Reagindo à intervenção da primeira-ministra, o líder do Partido Conservador, Jeremy Corbyn, declarou: "o Brexit é agora um embaraço nacional, com promessas falhadas atrás de promessas falhadas, as propostas da primeira-ministra foram rejeitadas pelo Conselho Europeu e novas condições foram-lhe impostas". O líder do Labour acusou a líder dos Tories de não procurar um consenso entre os vários partidos, ignorar largas partes do Reino Unido, bem como as pessoas que se têm manifestado [a favor de um voto popular] e assinado petições [a favor da revogação do Artigo 50º]. E desafiou May a declarar que o seu acordo está morto. Algo que ela não fez. Pois disse ainda esperar que a aprovação seja possível.
"O governo não tem um plano. Para si é tudo uma questão de pôr os interesses do Partido Conservador à frente dos interesses do país. É tempo de o Parlamento assumir o controlo. Vamos, por isso, apoiar a emenda que vai ser apresentada mais tarde", anunciou Jeremy Corbyn. atestando: "É tempo de limpar esta trapalhada. É tempo de o Parlamento trabalhar num Plano B e, em conjunto, acredito que vamos ser bem sucedidos onde o governo falhou".

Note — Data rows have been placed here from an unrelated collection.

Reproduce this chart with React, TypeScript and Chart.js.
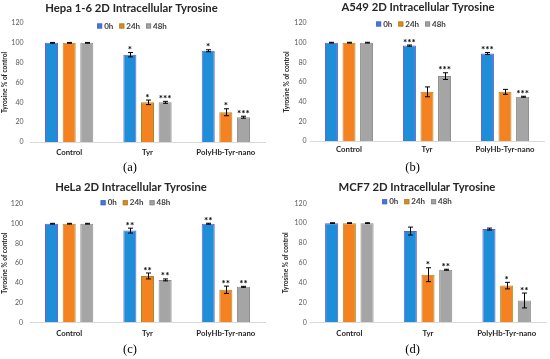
import React, { useEffect, useRef } from 'react';
import { Chart, registerables } from 'chart.js';

Chart.register(...registerables);

const FAMILY = 'Lato, "Noto Sans", sans-serif';

const categories = ['Control', 'Tyr', 'PolyHb-Tyr-nano'];
const seriesLabels = ['0h', '24h', '48h'];
const yAxisLabel = 'Tyrosine % of control';
const yMin = 0;
const yMax = 120;
const yStep = 20;

// (a) Hepa 1-6
const hepaTitle = 'Hepa 1-6 2D Intracellular Tyrosine';
const hepa0h = [100, 88, 92];
const hepa24h = [100, 40, 30];
const hepa48h = [100, 40, 25];
const hepaErr0h = [0.4, 2.2, 1];
const hepaErr24h = [0.4, 2.3, 3.5];
const hepaErr48h = [0.4, 1, 1];
const hepaStars0h = ['', '*', '*'];
const hepaStars24h = ['', '*', '*'];
const hepaStars48h = ['', '***', '***'];

// (b) A549
const a549Title = 'A549 2D Intracellular Tyrosine';
const a5490h = [100, 97, 89];
const a54924h = [100, 50, 50];
const a54948h = [100, 66, 45];
const a549Err0h = [0.4, 0.6, 1];
const a549Err24h = [0.4, 5, 2.5];
const a549Err48h = [0.4, 3.4, 0.5];
const a549Stars0h = ['', '***', '***'];
const a549Stars24h = ['', '', ''];
const a549Stars48h = ['', '***', '***'];

// (c) HeLa
const helaTitle = 'HeLa 2D Intracellular Tyrosine';
const hela0h = [100, 93, 100];
const hela24h = [100, 47, 33];
const hela48h = [100, 43, 36];
const helaErr0h = [0.4, 2.5, 0.5];
const helaErr24h = [0.4, 3, 3.7];
const helaErr48h = [0.4, 1, 0.5];
const helaStars0h = ['', '**', '**'];
const helaStars24h = ['', '**', '**'];
const helaStars48h = ['', '**', '**'];

// (d) MCF7
const mcfTitle = 'MCF7 2D Intracellular Tyrosine';
const mcf0h = [100, 92, 94];
const mcf24h = [100, 48, 37];
const mcf48h = [100, 53, 22];
const mcfErr0h = [0.4, 4, 1];
const mcfErr24h = [0.4, 7, 3.3];
const mcfErr48h = [0.4, 0.5, 7.5];
const mcfStars0h = ['', '', ''];
const mcfStars24h = ['', '*', '*'];
const mcfStars48h = ['', '**', '**'];

const fills = ['#1E8ED8', '#F58220', '#A5A5A5'];
const borders = ['#6A5ACD', '#A08C28', '#8C8C8C'];

const panels = [
  {
    caption: '(a)', title: hepaTitle,
    values: [hepa0h, hepa24h, hepa48h],
    errors: [hepaErr0h, hepaErr24h, hepaErr48h],
    stars: [hepaStars0h, hepaStars24h, hepaStars48h],
    left: 0, top: 0, h: 180, padL: 0, yW: 30, padR: 10, chartTop: 23, titleTop: 2,
    axisY: 142, xPad: 6, yPad: 6.5, titleCenter: 131.5, legendX: 132, legendY: 26,
    captionX: 130, captionY: 168,
  },
  {
    caption: '(b)', title: a549Title,
    values: [a5490h, a54924h, a54948h],
    errors: [a549Err0h, a549Err24h, a549Err48h],
    stars: [a549Stars0h, a549Stars24h, a549Stars48h],
    left: 275, top: 0, h: 180, padL: 7, yW: 28, padR: 6, chartTop: 23, titleTop: 1,
    axisY: 141, xPad: 4, yPad: 3.5, titleCenter: 143, legendX: 136, legendY: 24,
    captionX: 137.5, captionY: 167.5,
  },
  {
    caption: '(c)', title: helaTitle,
    values: [hela0h, hela24h, hela48h],
    errors: [helaErr0h, helaErr24h, helaErr48h],
    stars: [helaStars0h, helaStars24h, helaStars48h],
    left: 0, top: 180, h: 179, padL: 0, yW: 30, padR: 10, chartTop: 24, titleTop: 1,
    axisY: 142.3, xPad: 6.5, yPad: 7, titleCenter: 131, legendX: 135.5, legendY: 22.7,
    captionX: 130, captionY: 170,
  },
  {
    caption: '(d)', title: mcfTitle,
    values: [mcf0h, mcf24h, mcf48h],
    errors: [mcfErr0h, mcfErr24h, mcfErr48h],
    stars: [mcfStars0h, mcfStars24h, mcfStars48h],
    left: 275, top: 180, h: 179, padL: 6, yW: 29, padR: 4, chartTop: 23.3, titleTop: 1,
    axisY: 142.3, xPad: 6.5, yPad: 3.3, titleCenter: 142, legendX: 142, legendY: 21.7,
    captionX: 137.5, captionY: 170,
  },
];

const TITLE_SIZE = 11.3;

const decorPlugin = {
  id: 'panelDecor',
  afterLayout(chart: any, _args: any, opts: any) {
    const t = chart.titleBlock;
    if (t && opts && opts.titleCenter != null) {
      const c = (t.left + t.right) / 2;
      const dx = opts.titleCenter - c;
      t.left += dx;
      t.right += dx;
    }
  },
  afterDatasetsDraw(chart: any) {
    const ctx = chart.ctx;
    const y = chart.scales.y;
    chart.data.datasets.forEach((ds: any, i: number) => {
      const meta = chart.getDatasetMeta(i);
      meta.data.forEach((el: any, j: number) => {
        const v = ds.data[j];
        const e = ds.errors[j];
        const yt = y.getPixelForValue(v + e);
        const yb = y.getPixelForValue(v - e);
        const x = Math.round(el.x) + 0.5;
        ctx.save();
        ctx.strokeStyle = '#000';
        ctx.lineWidth = 1;
        ctx.beginPath();
        ctx.moveTo(x, yt);
        ctx.lineTo(x, yb);
        ctx.moveTo(x - 2.5, yt);
        ctx.lineTo(x + 2.5, yt);
        ctx.moveTo(x - 2.5, yb);
        ctx.lineTo(x + 2.5, yb);
        ctx.stroke();
        const s = ds.stars[j];
        if (s) {
          ctx.fillStyle = '#000';
          ctx.font = `bold 10px ${FAMILY}`;
          ctx.textAlign = 'center';
          ctx.textBaseline = 'alphabetic';
          ctx.fillText(s, el.x, yt + 0.5);
        }
        ctx.restore();
      });
    });
  },
  afterDraw(chart: any, _args: any, opts: any) {
    const ctx = chart.ctx;
    ctx.save();
    // legend
    ctx.font = `bold 8px ${FAMILY}`;
    const ds = chart.data.datasets;
    const widths = ds.map((d: any) => ctx.measureText(d.label).width);
    const box = 5;
    const gapBT = 2;
    const gapItem = 6;
    let total = 0;
    widths.forEach((w: number) => { total += box + gapBT + w; });
    total += gapItem * (ds.length - 1);
    let x = opts.legendX - total / 2;
    const cy = opts.legendY;
    ds.forEach((d: any, i: number) => {
      ctx.fillStyle = d.backgroundColor;
      ctx.fillRect(x, cy - box / 2, box, box);
      ctx.strokeStyle = d.borderColor;
      ctx.lineWidth = 1;
      ctx.strokeRect(x + 0.5, cy - box / 2 + 0.5, box - 1, box - 1);
      ctx.fillStyle = '#404040';
      ctx.textAlign = 'left';
      ctx.textBaseline = 'middle';
      ctx.fillText(d.label, x + box + gapBT, cy);
      x += box + gapBT + widths[i] + gapItem;
    });
    // caption
    ctx.font = '12.5px "Liberation Serif", "DejaVu Serif", serif';
    ctx.fillStyle = '#000';
    ctx.textAlign = 'center';
    ctx.textBaseline = 'middle';
    ctx.fillText(opts.caption, opts.captionX, opts.captionY);
    ctx.restore();
  },
};

function Panel({ cfg }: { cfg: any }) {
  const ref = useRef<HTMLCanvasElement | null>(null);
  useEffect(() => {
    if (!ref.current) return;
    const xH = 16;
    const titleLine = TITLE_SIZE * 1.2;
    const chart = new Chart(ref.current, {
      type: 'bar',
      data: {
        labels: categories,
        datasets: seriesLabels.map((label, i) => ({
          label,
          data: cfg.values[i],
          errors: cfg.errors[i],
          stars: cfg.stars[i],
          backgroundColor: fills[i],
          borderColor: borders[i],
          borderWidth: 1,
          barPercentage: 0.74,
          categoryPercentage: 0.675,
        })) as any,
      },
      options: {
        responsive: false,
        animation: false,
        devicePixelRatio: 1,
        layout: {
          padding: { left: cfg.padL, right: cfg.padR, top: 0, bottom: cfg.h - cfg.axisY - xH },
        },
        plugins: {
          legend: { display: false },
          tooltip: { enabled: false },
          title: {
            display: true,
            text: cfg.title,
            color: '#262626',
            font: { size: TITLE_SIZE, weight: 'bold', family: FAMILY, lineHeight: 1.2 },
            padding: { top: cfg.titleTop, bottom: cfg.chartTop - titleLine - cfg.titleTop },
          },
          panelDecor: {
            titleCenter: cfg.titleCenter,
            legendX: cfg.legendX,
            legendY: cfg.legendY,
            caption: cfg.caption,
            captionX: cfg.captionX,
            captionY: cfg.captionY,
          },
        } as any,
        scales: {
          x: {
            grid: { display: false, drawTicks: false },
            border: { display: true, color: '#D9D9D9', width: 1 },
            ticks: {
              color: '#262626',
              font: { size: 7.8, weight: 'bold', family: FAMILY },
              padding: cfg.xPad,
              maxRotation: 0,
              autoSkip: false,
            },
            afterFit: (s: any) => { s.height = xH; },
          },
          y: {
            min: yMin,
            max: yMax,
            ticks: {
              stepSize: yStep,
              color: '#595959',
              font: { size: 7, family: FAMILY },
              padding: cfg.yPad,
            },
            grid: { display: false, drawTicks: false },
            border: { display: false },
            title: {
              display: true,
              text: yAxisLabel,
              color: '#262626',
              font: { size: 6.5, weight: 'bold', family: FAMILY },
              padding: { top: 1, bottom: 0 },
            },
            afterFit: (s: any) => { s.width = cfg.yW; },
          },
        },
      } as any,
      plugins: [decorPlugin],
    });
    return () => chart.destroy();
  }, []);
  return (
    <div style={{ position: 'absolute', left: cfg.left, top: cfg.top, width: 275, height: cfg.h }}>
      <canvas ref={ref} width={275} height={cfg.h} style={{ display: 'block', width: 275, height: cfg.h }} />
    </div>
  );
}

export default function App() {
  return (
    <div style={{ position: 'absolute', left: 0, top: 0, width: 550, height: 359, background: '#fff' }}>
      {panels.map((p) => (
        <Panel key={p.caption} cfg={p} />
      ))}
    </div>
  );
}
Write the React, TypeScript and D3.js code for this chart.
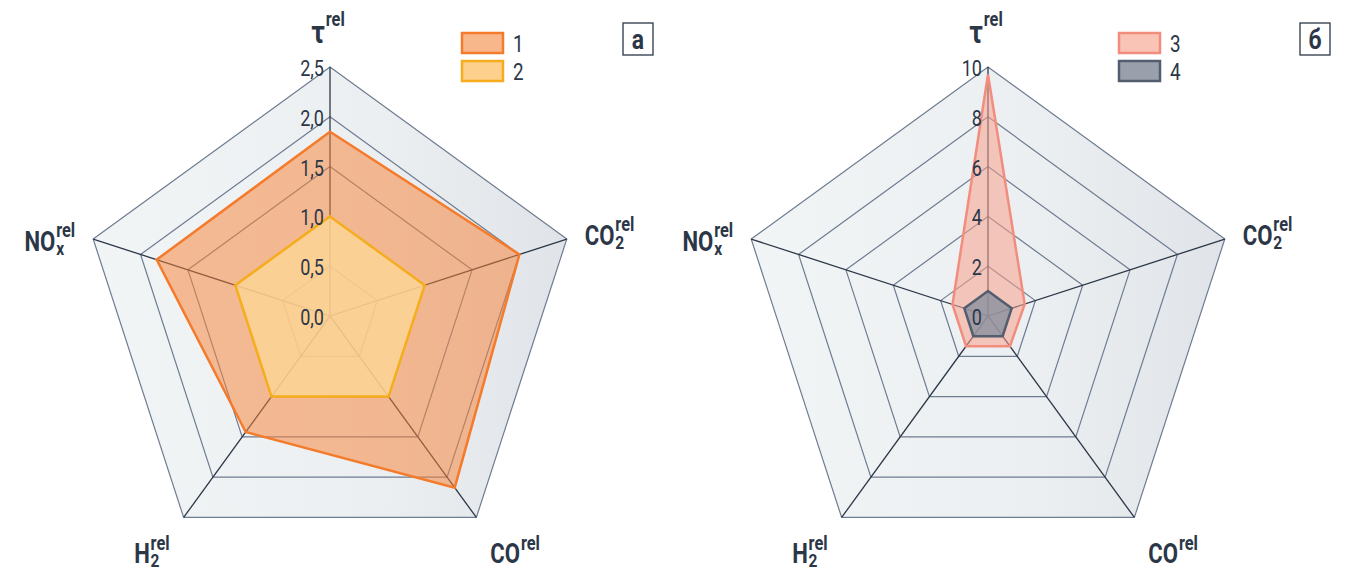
import React, { useEffect, useRef } from "react";
import * as d3 from "d3";

const axisNames = ["τ", "CO", "CO", "H", "NO"];
const axisSubs = ["", "2", "", "2", "x"];
const axisSup = "rel";

const ticksA = [0, 0.5, 1, 1.5, 2, 2.5];
const tickLabelsA = ["0,0", "0,5", "1,0", "1,5", "2,0", "2,5"];
const series1 = [1.85, 2.0, 2.13, 1.44, 1.83];
const series2 = [1.0, 1.0, 1.0, 1.0, 1.0];

const ticksB = [0, 2, 4, 6, 8, 10];
const tickLabelsB = ["0", "2", "4", "6", "8", "10"];
const series3 = [9.7, 1.55, 1.5, 1.5, 1.5];
const series4 = [1.0, 1.0, 1.0, 1.0, 1.0];

const legendA = ["1", "2"];
const legendB = ["3", "4"];
const panelLetters = ["а", "б"];

const INK = "#2b3747";
const RING = "#6e7c91";
const FONT = "Roboto, 'Noto Sans', sans-serif";
const SX = 0.82;

type Style = { stroke: string; fill: string; op: number; legFill: string };
const styles: Style[] = [
  { stroke: "#f47b2b", fill: "#f7843a", op: 0.52, legFill: "#f8b78a" },
  { stroke: "#f6ad1d", fill: "#fdd696", op: 0.82, legFill: "#fdd08c" },
  { stroke: "#f28d7e", fill: "#f7a08d", op: 0.55, legFill: "#f9c3b6" },
  { stroke: "#525d6e", fill: "#8a91a0", op: 0.8, legFill: "#9aa0ab" },
];

export default function App() {
  const ref = useRef<SVGSVGElement>(null);

  useEffect(() => {
    const svg = d3.select(ref.current);
    svg.selectAll("*").remove();
    const defs = svg.append("defs");

    const addText = (
      parent: any,
      x: number,
      y: number,
      str: string,
      size: number,
      bold: boolean,
      anchor: string
    ) => {
      const tg = parent.append("g").attr("transform", `translate(${x},${y}) scale(${SX},1)`);
      tg.append("text")
        .attr("x", 0)
        .attr("y", 0)
        .attr("dy", "0.36em")
        .attr("text-anchor", anchor)
        .attr("font-family", FONT)
        .attr("font-weight", bold ? "bold" : "normal")
        .attr("font-size", size)
        .attr("fill", INK)
        .text(str);
      return tg;
    };

    const drawPanel = (
      idx: number,
      cx: number,
      cy: number,
      R: number,
      ticks: number[],
      tickLabels: string[],
      data: number[][],
      sty: Style[],
      legend: string[],
      legX: number,
      legY: number,
      letterX: number,
      letterY: number
    ) => {
      const g = svg.append("g");
      const maxV = ticks[ticks.length - 1];
      const r = d3.scaleLinear().domain([0, maxV]).range([0, R]);
      const n = axisNames.length;
      const ang = (i: number) => (-90 + (360 / n) * i) * (Math.PI / 180);
      const pt = (i: number, v: number): [number, number] => [
        cx + r(v) * Math.cos(ang(i)),
        cy + r(v) * Math.sin(ang(i)),
      ];
      const line = d3.line().curve(d3.curveLinearClosed);

      const gid = "bg" + idx;
      const grad = defs
        .append("linearGradient")
        .attr("id", gid)
        .attr("gradientUnits", "userSpaceOnUse")
        .attr("x1", cx - R)
        .attr("x2", cx + R)
        .attr("y1", 0)
        .attr("y2", 0);
      grad.append("stop").attr("offset", 0).attr("stop-color", "#f2f5f6");
      grad.append("stop").attr("offset", 0.6).attr("stop-color", "#eceff1");
      grad.append("stop").attr("offset", 1).attr("stop-color", "#dfe3e8");

      g.append("path")
        .attr("d", line(d3.range(n).map((i) => pt(i, maxV))))
        .attr("fill", `url(#${gid})`);

      ticks.slice(1).forEach((t) => {
        g.append("path")
          .attr("d", line(d3.range(n).map((i) => pt(i, t))))
          .attr("fill", "none")
          .attr("stroke", RING)
          .attr("stroke-width", 1.2);
      });
      d3.range(n).forEach((i) => {
        const [x, y] = pt(i, maxV);
        g.append("line")
          .attr("x1", cx)
          .attr("y1", cy)
          .attr("x2", x)
          .attr("y2", y)
          .attr("stroke", INK)
          .attr("stroke-width", 1.3);
      });

      data.forEach((vals, k) => {
        g.append("path")
          .attr("d", line(vals.map((v, i) => pt(i, v))))
          .attr("fill", sty[k].fill)
          .attr("fill-opacity", sty[k].op)
          .attr("stroke", sty[k].stroke)
          .attr("stroke-width", 2.5)
          .attr("stroke-linejoin", "miter");
      });

      ticks.forEach((t, j) => {
        const [, y] = pt(0, t);
        addText(g, cx - 6, y + 1, tickLabels[j], 22, false, "end");
      });

      // axis labels
      const place = [
        { dx: -2, dy: -36, anchor: "middle" },
        { dx: 18, dy: -4, anchor: "start" },
        { dx: 14, dy: 36, anchor: "start" },
        { dx: -14, dy: 36, anchor: "end" },
        { dx: -18, dy: 2, anchor: "end" },
      ];
      d3.range(n).forEach((i) => {
        const [vx, vy] = pt(i, maxV);
        const p = place[i];
        const lg = g.append("g");
        const mk = (str: string, x: number, y: number, size: number) =>
          lg
            .append("text")
            .attr("x", x)
            .attr("y", y)
            .attr("dy", "0.36em")
            .attr("font-family", FONT)
            .attr("font-weight", "bold")
            .attr("font-size", size)
            .attr("fill", INK)
            .text(str);
        const main = mk(axisNames[i], 0, 0, i === 0 ? 32 : 27);
        const w = (main.node() as SVGTextElement).getComputedTextLength();
        const sup = mk(axisSup, w + 1, i === 0 ? -12 : -11, 20);
        const sw = (sup.node() as SVGTextElement).getComputedTextLength();
        if (axisSubs[i]) mk(axisSubs[i], w + 1, 7, 19);
        const total = (w + 1 + sw) * SX;
        let x0 = vx + p.dx;
        if (p.anchor === "middle") x0 = vx + p.dx - total / 2;
        if (p.anchor === "end") x0 = vx + p.dx - total;
        lg.attr("transform", `translate(${x0},${vy + p.dy}) scale(${SX},1)`);
      });

      // legend
      legend.forEach((lab, k) => {
        const y = legY + k * 28;
        g.append("rect")
          .attr("x", legX)
          .attr("y", y)
          .attr("width", 41)
          .attr("height", 20)
          .attr("fill", sty[k].legFill)
          .attr("stroke", sty[k].stroke)
          .attr("stroke-width", 2.5);
        addText(g, legX + 51, y + 11, lab, 23, false, "start");
      });

      g.append("rect")
        .attr("x", letterX)
        .attr("y", letterY)
        .attr("width", 30)
        .attr("height", 32)
        .attr("fill", "#fff")
        .attr("stroke", INK)
        .attr("stroke-width", 1.3);
      addText(g, letterX + 15, letterY + 16, panelLetters[idx], 28, true, "middle");
    };

    drawPanel(0, 330, 316, 249, ticksA, tickLabelsA, [series1, series2], [styles[0], styles[1]], legendA, 462, 33, 623, 23);
    drawPanel(1, 988, 316, 249, ticksB, tickLabelsB, [series3, series4], [styles[2], styles[3]], legendB, 1119, 33, 1300, 23);
  }, []);

  return (
    <svg
      ref={ref}
      width={1361}
      height={569}
      style={{ position: "absolute", left: 0, top: 0, background: "#fff" }}
    />
  );
}
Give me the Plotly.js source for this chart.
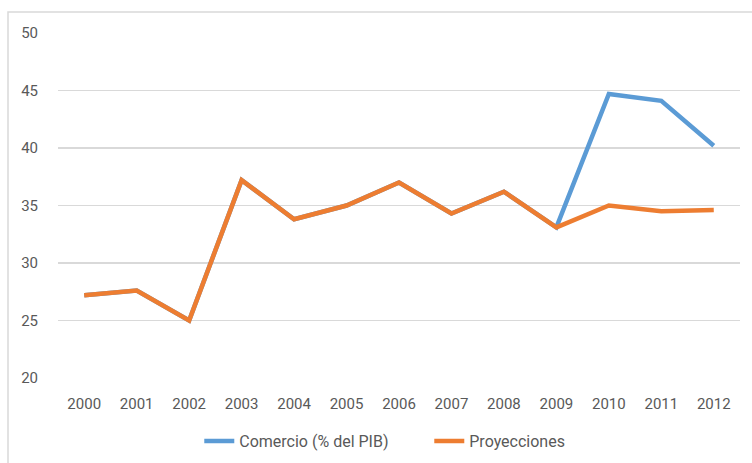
<!DOCTYPE html>
<html>
<head>
<meta charset="utf-8">
<script src="https://cdn.plot.ly/plotly-3.0.1.min.js"></script>
<style>html,body{margin:0;padding:0;background:#fff;}#chart{width:752px;height:463px;}</style>
</head>
<body>
<div id="chart"></div>
<script>
const years = ['2000','2001','2002','2003','2004','2005','2006','2007','2008','2009','2010','2011','2012'];
const comercio = [27.2, 27.6, 25.0, 37.2, 33.8, 35.0, 37.0, 34.3, 36.2, 33.1, 44.7, 44.1, 40.2];
const proyecciones = [27.2, 27.6, 25.0, 37.2, 33.8, 35.0, 37.0, 34.3, 36.2, 33.1, 35.0, 34.5, 34.6];
const yTicks = [20, 25, 30, 35, 40, 45, 50];

const font = 'Roboto, Arial, sans-serif';
const traces = [
  {x: years, y: comercio, type: 'scatter', mode: 'lines', name: 'Comercio (% del PIB)',
   line: {color: '#5B9BD5', width: 4.5}},
  {x: years, y: proyecciones, type: 'scatter', mode: 'lines', name: 'Proyecciones',
   line: {color: '#ED7D31', width: 4.5}}
];
const layout = {
  width: 752, height: 463,
  margin: {l: 58, r: 12, t: 33, b: 85, autoexpand: false},
  paper_bgcolor: '#fff', plot_bgcolor: '#fff',
  font: {family: font, size: 15, color: '#595959'},
  showlegend: true,
  legend: {orientation: 'h', xref: 'container', yref: 'container', x: 0.265, xanchor: 'left',
           y: (463 - 441) / 463, yanchor: 'middle',
           font: {family: font, size: 16, color: '#595959'}, entrywidth: 185, tracegroupgap: 0},
  xaxis: {type: 'category', range: [-0.5, 12.5], showgrid: false, zeroline: false, showline: false,
          ticks: 'outside', ticklen: 12, tickcolor: 'rgba(0,0,0,0)',
          tickfont: {family: font, size: 15, color: '#595959'}},
  yaxis: {range: [20, 50], tickvals: yTicks, showgrid: true, gridcolor: '#D9D9D9', gridwidth: 1.3,
          zeroline: false, showline: false, ticks: 'outside', ticklen: 16, tickcolor: 'rgba(0,0,0,0)',
          tickfont: {family: font, size: 15, color: '#595959'}},
  shapes: [{type: 'rect', xref: 'paper', yref: 'paper',
            x0: (8 - 58) / 682, x1: 1.2, y0: -0.5, y1: (378 - 12) / 345,
            line: {color: '#D9D9D9', width: 1.5}, fillcolor: 'rgba(0,0,0,0)', layer: 'below'}]
};
Plotly.newPlot('chart', traces, layout, {displayModeBar: false, staticPlot: true});
</script>
</body>
</html>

Constatando que a UE anunciou hoje a conclusão dos seus preparativos para um No Deal Brexit, o líder parlamentar do DUP, Nigel Dodds, questionou-se porque é que são necessárias mais duas semanas. "O que vai mudar em duas semanas?", questionou-se. E afirmou que, pela primeira vez, parece estar a ver a primeira-ministra justificar o pedido de extensão do Artigo 50º com a necessidade de mais tempo para preparar um No Deal Brexit. O líder parlamentar do Partido Nacionalista Escocês (SNP), Ian Blackford, sublinhou que todo este processo é um embaraço para o governo e insistiu na tecla de que os escoceses votaram contra o Brexit no referendo de 23 de junho de 2016 e que não hesitarão em fazer um novo referendo sobre a independência da Escócia para conseguir, por essa via, permanecer na UE.